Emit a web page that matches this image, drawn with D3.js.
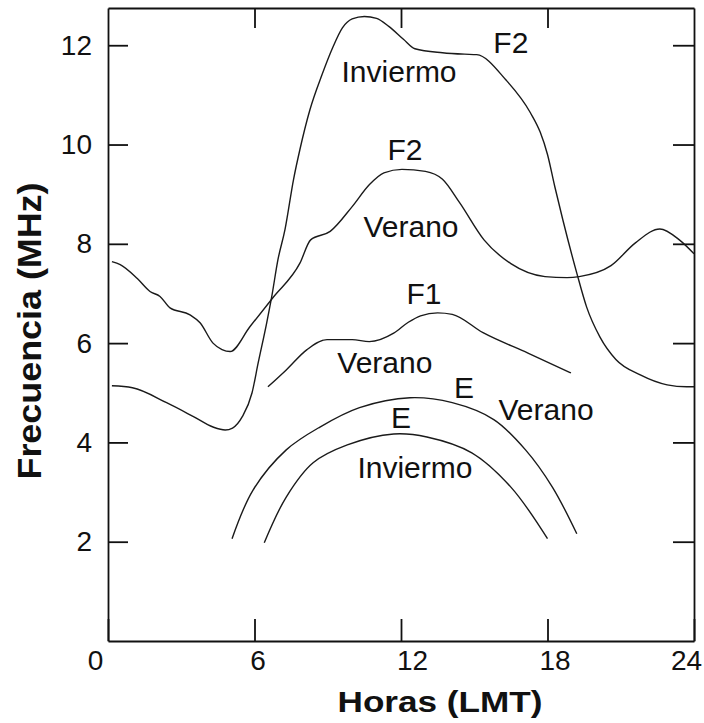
<!DOCTYPE html>
<html>
<head>
<meta charset="utf-8">
<script src="https://cdn.jsdelivr.net/npm/d3@7"></script>
<style>
  body { margin: 0; background: #fff; }
  svg text { font-family: "Liberation Sans", Arial, sans-serif; fill: #111; }
</style>
</head>
<body>
<div id="chart"></div>
<script>
// hour (LMT), frequency (MHz)
var f2Invierno = [[0.16,5.14],[1.0,5.1],[2.4,4.8],[3.5,4.52],[4.3,4.31],[4.8,4.25],[5.1,4.29],[5.5,4.52],[5.9,5.0],[6.15,5.6],[6.5,6.41],[6.7,6.92],[6.96,7.68],[7.25,8.29],[7.6,9.3],[7.86,9.9],[8.27,10.7],[8.76,11.4],[9.2,11.95],[9.6,12.35],[10.0,12.53],[10.5,12.58],[11.0,12.54],[11.5,12.38],[12.1,12.12],[12.57,11.93],[13.7,11.85],[14.6,11.82],[15.1,11.81],[16.3,11.3],[17.3,10.64],[17.7,10.25],[18.0,9.8],[18.3,9.15],[18.63,8.48],[19.2,7.41],[19.6,6.73],[20.15,6.12],[20.8,5.67],[21.8,5.36],[22.9,5.16],[23.7,5.12],[24,5.12]];
var f2Verano = [[0.16,7.64],[0.5,7.58],[1.2,7.3],[1.72,7.04],[2.13,6.94],[2.54,6.71],[3.36,6.57],[3.77,6.41],[4.3,6.0],[4.67,5.87],[5.0,5.83],[5.81,6.33],[6.76,6.92],[7.86,7.61],[8.3,8.08],[9.1,8.25],[10.0,8.75],[10.7,9.19],[11.3,9.43],[12.04,9.5],[13.0,9.46],[13.7,9.3],[14.4,8.83],[15.4,8.08],[16.5,7.6],[17.9,7.34],[18.8,7.32],[19.3,7.34],[20.6,7.56],[21.6,8.02],[22.6,8.3],[23.4,8.08],[24,7.8]];
var f1Verano = [[6.55,5.12],[7.3,5.46],[8.15,5.87],[8.97,6.07],[10.0,6.07],[10.7,6.03],[11.7,6.2],[12.3,6.42],[12.8,6.55],[13.5,6.61],[14.1,6.58],[15.36,6.21],[17.2,5.8],[18.96,5.4]];
var eVerano = [[5.08,2.06],[5.94,3.04],[7.3,3.85],[8.68,4.31],[10.3,4.7],[12.37,4.9],[14.1,4.8],[15.8,4.46],[17.1,3.85],[18.2,3.1],[19.2,2.16]];
var eInvierno = [[6.4,1.98],[7.3,2.9],[8.4,3.59],[9.8,3.95],[11.7,4.17],[13.06,4.11],[14.9,3.79],[16.5,3.1],[18.0,2.06]];

var xTicks = [0, 6, 12, 18, 24];
var yTicks = [2, 4, 6, 8, 10, 12];

// curve labels: text, hour, MHz (baseline)
var labels = [
  ["F2", 16.5, 11.84], ["Inviermo", 11.92, 11.26],
  ["F2", 12.16, 9.69], ["Verano", 12.41, 8.14],
  ["F1", 12.94, 6.79], ["Verano", 11.34, 5.40],
  ["E", 14.58, 4.89], ["Verano", 17.94, 4.45],
  ["E", 12.0, 4.29], ["Inviermo", 12.57, 3.28]
];

var svg = d3.select("#chart").append("svg")
  .attr("width", 704)
  .attr("height", 723);

var x = d3.scaleLinear().domain([0, 24]).range([108, 694]);
var y = d3.scaleLinear().domain([0, 12.75]).range([641, 8]);

// frame + ticks (all ticks point inward)
function styleAxis(g) {
  g.selectAll("path, line").attr("stroke", "#111").attr("stroke-width", 1.8);
  g.selectAll("text").style("font-size", "28px").attr("fill", "#111");
}

svg.append("g")
  .attr("transform", "translate(108,0)")
  .call(d3.axisLeft(y).tickValues(yTicks).tickSizeInner(-20).tickSizeOuter(0).tickPadding(16))
  .call(styleAxis);

svg.append("g")
  .attr("transform", "translate(694,0)")
  .call(d3.axisRight(y).tickValues(yTicks).tickSizeInner(-21).tickSizeOuter(0).tickFormat(""))
  .call(styleAxis);

var nudge = {0: -13, 6: 3, 12: 11, 18: 7, 24: -8};
svg.append("g")
  .attr("transform", "translate(0,641)")
  .call(d3.axisBottom(x).tickValues(xTicks).tickSizeInner(-22).tickSizeOuter(0).tickPadding(9))
  .call(styleAxis)
  .selectAll(".tick text").attr("dx", function(d) { return nudge[d]; });

svg.append("g")
  .attr("transform", "translate(0,8)")
  .call(d3.axisTop(x).tickValues([6, 12, 18]).tickSizeInner(-20).tickSizeOuter(0).tickFormat(""))
  .call(styleAxis);

// curves
var line = d3.line()
  .x(function(d) { return x(d[0]); })
  .y(function(d) { return y(d[1]); })
  .curve(d3.curveMonotoneX);

// the E-layer arcs are smooth, catmull-rom looks closer there
var arc = d3.line()
  .x(function(d) { return x(d[0]); })
  .y(function(d) { return y(d[1]); })
  .curve(d3.curveCatmullRom.alpha(0.5));

[[f2Invierno, line], [f2Verano, line], [f1Verano, line], [eVerano, arc], [eInvierno, arc]].forEach(function(s) {
  svg.append("path")
    .datum(s[0])
    .attr("d", s[1])
    .attr("fill", "none")
    .attr("stroke", "#1a1a1a")
    .attr("stroke-width", 1.4);
});

svg.selectAll(".lbl")
  .data(labels)
  .enter()
  .append("text")
  .attr("class", "lbl")
  .attr("x", function(d) { return x(d[1]); })
  .attr("y", function(d) { return y(d[2]); })
  .attr("text-anchor", "middle")
  .style("font-size", "30px")
  .text(function(d) { return d[0]; });

// axis titles
svg.append("text")
  .attr("x", 440)
  .attr("y", 712)
  .attr("text-anchor", "middle")
  .attr("textLength", 205)
  .attr("lengthAdjust", "spacingAndGlyphs")
  .style("font-size", "29px")
  .style("font-weight", "bold")
  .text("Horas (LMT)");

svg.append("text")
  .attr("transform", "translate(41,331) rotate(-90)")
  .attr("text-anchor", "middle")
  .attr("textLength", 297)
  .attr("lengthAdjust", "spacingAndGlyphs")
  .style("font-size", "33px")
  .style("font-weight", "bold")
  .text("Frecuencia (MHz)");
</script>
</body>
</html>
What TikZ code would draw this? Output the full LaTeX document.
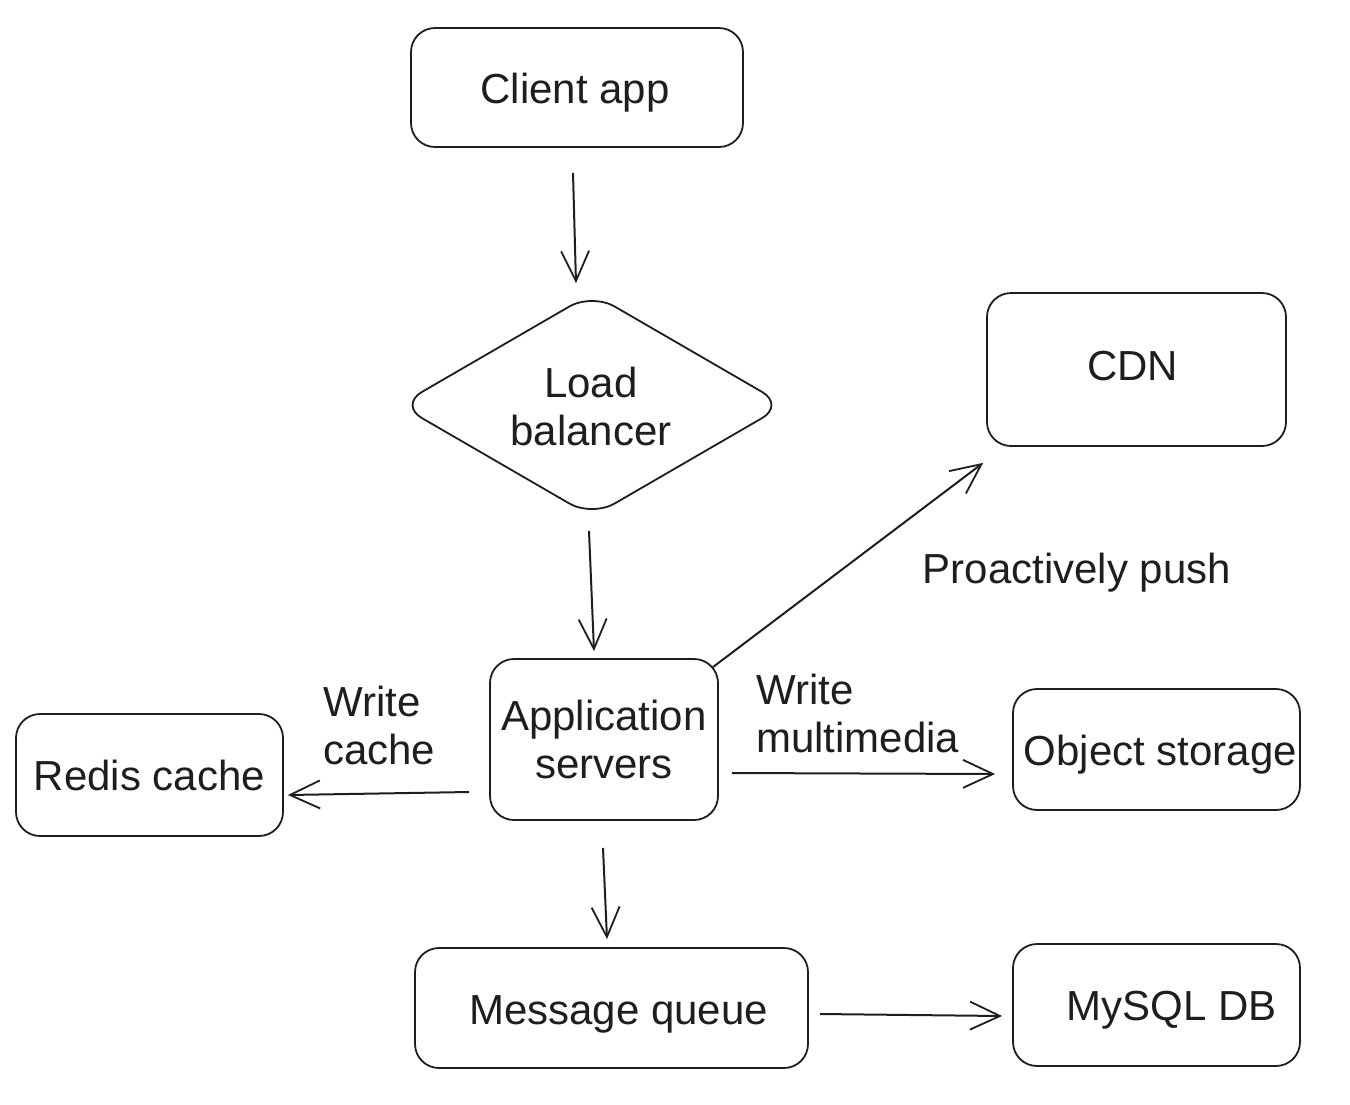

---

◆ TASK BRIEF: Except for the pictures, copy every line of the records above exactly.

◆ OUTPUT BELOW:
Emit a web page that matches this image, drawn with D3.js.
<!DOCTYPE html>
<html>
<head>
<meta charset="utf-8">
<script src="https://cdn.jsdelivr.net/npm/d3@7"></script>
<style>
  body { margin: 0; background: #fff; }
  svg text { font-family: "Liberation Sans", Arial, sans-serif; fill: #111; }
</style>
</head>
<body>
<div id="chart"></div>
<script>
// hour (LMT), frequency (MHz)
var f2Invierno = [[0.16,5.14],[1.0,5.1],[2.4,4.8],[3.5,4.52],[4.3,4.31],[4.8,4.25],[5.1,4.29],[5.5,4.52],[5.9,5.0],[6.15,5.6],[6.5,6.41],[6.7,6.92],[6.96,7.68],[7.25,8.29],[7.6,9.3],[7.86,9.9],[8.27,10.7],[8.76,11.4],[9.2,11.95],[9.6,12.35],[10.0,12.53],[10.5,12.58],[11.0,12.54],[11.5,12.38],[12.1,12.12],[12.57,11.93],[13.7,11.85],[14.6,11.82],[15.1,11.81],[16.3,11.3],[17.3,10.64],[17.7,10.25],[18.0,9.8],[18.3,9.15],[18.63,8.48],[19.2,7.41],[19.6,6.73],[20.15,6.12],[20.8,5.67],[21.8,5.36],[22.9,5.16],[23.7,5.12],[24,5.12]];
var f2Verano = [[0.16,7.64],[0.5,7.58],[1.2,7.3],[1.72,7.04],[2.13,6.94],[2.54,6.71],[3.36,6.57],[3.77,6.41],[4.3,6.0],[4.67,5.87],[5.0,5.83],[5.81,6.33],[6.76,6.92],[7.86,7.61],[8.3,8.08],[9.1,8.25],[10.0,8.75],[10.7,9.19],[11.3,9.43],[12.04,9.5],[13.0,9.46],[13.7,9.3],[14.4,8.83],[15.4,8.08],[16.5,7.6],[17.9,7.34],[18.8,7.32],[19.3,7.34],[20.6,7.56],[21.6,8.02],[22.6,8.3],[23.4,8.08],[24,7.8]];
var f1Verano = [[6.55,5.12],[7.3,5.46],[8.15,5.87],[8.97,6.07],[10.0,6.07],[10.7,6.03],[11.7,6.2],[12.3,6.42],[12.8,6.55],[13.5,6.61],[14.1,6.58],[15.36,6.21],[17.2,5.8],[18.96,5.4]];
var eVerano = [[5.08,2.06],[5.94,3.04],[7.3,3.85],[8.68,4.31],[10.3,4.7],[12.37,4.9],[14.1,4.8],[15.8,4.46],[17.1,3.85],[18.2,3.1],[19.2,2.16]];
var eInvierno = [[6.4,1.98],[7.3,2.9],[8.4,3.59],[9.8,3.95],[11.7,4.17],[13.06,4.11],[14.9,3.79],[16.5,3.1],[18.0,2.06]];

var xTicks = [0, 6, 12, 18, 24];
var yTicks = [2, 4, 6, 8, 10, 12];

// curve labels: text, hour, MHz (baseline)
var labels = [
  ["F2", 16.5, 11.84], ["Inviermo", 11.92, 11.26],
  ["F2", 12.16, 9.69], ["Verano", 12.41, 8.14],
  ["F1", 12.94, 6.79], ["Verano", 11.34, 5.40],
  ["E", 14.58, 4.89], ["Verano", 17.94, 4.45],
  ["E", 12.0, 4.29], ["Inviermo", 12.57, 3.28]
];

var svg = d3.select("#chart").append("svg")
  .attr("width", 704)
  .attr("height", 723);

var x = d3.scaleLinear().domain([0, 24]).range([108, 694]);
var y = d3.scaleLinear().domain([0, 12.75]).range([641, 8]);

// frame + ticks (all ticks point inward)
function styleAxis(g) {
  g.selectAll("path, line").attr("stroke", "#111").attr("stroke-width", 1.8);
  g.selectAll("text").style("font-size", "28px").attr("fill", "#111");
}

svg.append("g")
  .attr("transform", "translate(108,0)")
  .call(d3.axisLeft(y).tickValues(yTicks).tickSizeInner(-20).tickSizeOuter(0).tickPadding(16))
  .call(styleAxis);

svg.append("g")
  .attr("transform", "translate(694,0)")
  .call(d3.axisRight(y).tickValues(yTicks).tickSizeInner(-21).tickSizeOuter(0).tickFormat(""))
  .call(styleAxis);

var nudge = {0: -13, 6: 3, 12: 11, 18: 7, 24: -8};
svg.append("g")
  .attr("transform", "translate(0,641)")
  .call(d3.axisBottom(x).tickValues(xTicks).tickSizeInner(-22).tickSizeOuter(0).tickPadding(9))
  .call(styleAxis)
  .selectAll(".tick text").attr("dx", function(d) { return nudge[d]; });

svg.append("g")
  .attr("transform", "translate(0,8)")
  .call(d3.axisTop(x).tickValues([6, 12, 18]).tickSizeInner(-20).tickSizeOuter(0).tickFormat(""))
  .call(styleAxis);

// curves
var line = d3.line()
  .x(function(d) { return x(d[0]); })
  .y(function(d) { return y(d[1]); })
  .curve(d3.curveMonotoneX);

// the E-layer arcs are smooth, catmull-rom looks closer there
var arc = d3.line()
  .x(function(d) { return x(d[0]); })
  .y(function(d) { return y(d[1]); })
  .curve(d3.curveCatmullRom.alpha(0.5));

[[f2Invierno, line], [f2Verano, line], [f1Verano, line], [eVerano, arc], [eInvierno, arc]].forEach(function(s) {
  svg.append("path")
    .datum(s[0])
    .attr("d", s[1])
    .attr("fill", "none")
    .attr("stroke", "#1a1a1a")
    .attr("stroke-width", 1.4);
});

svg.selectAll(".lbl")
  .data(labels)
  .enter()
  .append("text")
  .attr("class", "lbl")
  .attr("x", function(d) { return x(d[1]); })
  .attr("y", function(d) { return y(d[2]); })
  .attr("text-anchor", "middle")
  .style("font-size", "30px")
  .text(function(d) { return d[0]; });

// axis titles
svg.append("text")
  .attr("x", 440)
  .attr("y", 712)
  .attr("text-anchor", "middle")
  .attr("textLength", 205)
  .attr("lengthAdjust", "spacingAndGlyphs")
  .style("font-size", "29px")
  .style("font-weight", "bold")
  .text("Horas (LMT)");

svg.append("text")
  .attr("transform", "translate(41,331) rotate(-90)")
  .attr("text-anchor", "middle")
  .attr("textLength", 297)
  .attr("lengthAdjust", "spacingAndGlyphs")
  .style("font-size", "33px")
  .style("font-weight", "bold")
  .text("Frecuencia (MHz)");
</script>
</body>
</html>
What TikZ code would draw this? Output the full LaTeX document.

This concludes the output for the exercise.